• Plos One · Jan 2012

    Advanced methylome analysis after bisulfite deep sequencing: an example in Arabidopsis.

    • Huy Q Dinh, Manu Dubin, Fritz J Sedlazeck, Nicole Lettner, Ortrun Mittelsten Scheid, and Arndt von Haeseler.
    • Max F. Perutz Laboratories, Center for Integrative Bioinformatics Vienna, University of Vienna, Vienna, Austria.
    • Plos One. 2012 Jan 1; 7 (7): e41528.

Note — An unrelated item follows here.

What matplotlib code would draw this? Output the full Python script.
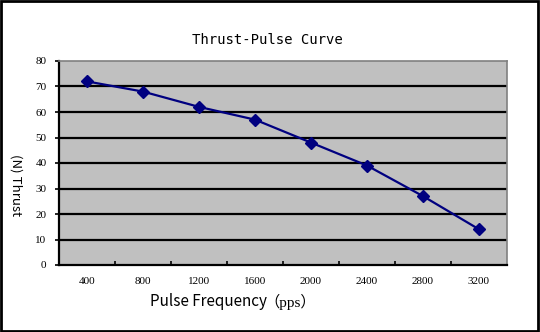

    AbstractDeep sequencing after bisulfite conversion (BS-Seq) is the method of choice to generate whole genome maps of cytosine methylation at single base-pair resolution. Its application to genomic DNA of Arabidopsis flower bud tissue resulted in the first complete methylome, determining a methylation rate of 6.7% in this tissue. BS-Seq reads were mapped onto an in silico converted reference genome, applying the so-called 3-letter genome method. Here, we present BiSS (Bisufite Sequencing Scorer), a new method applying Smith-Waterman alignment to map bisulfite-converted reads to a reference genome. In addition, we introduce a comprehensive adaptive error estimate that accounts for sequencing errors, erroneous bisulfite conversion and also wrongly mapped reads. The re-analysis of the Arabidopsis methylome data with BiSS mapped substantially more reads to the genome. As a result, it determines the methylation status of an extra 10% of cytosines and estimates the methylation rate to be 7.7%. We validated the results by individual traditional bisulfite sequencing for selected genomic regions. In addition to predicting the methylation status of each cytosine, BiSS also provides an estimate of the methylation degree at each genomic site. Thus, BiSS explores BS-Seq data more extensively and provides more information for downstream analysis.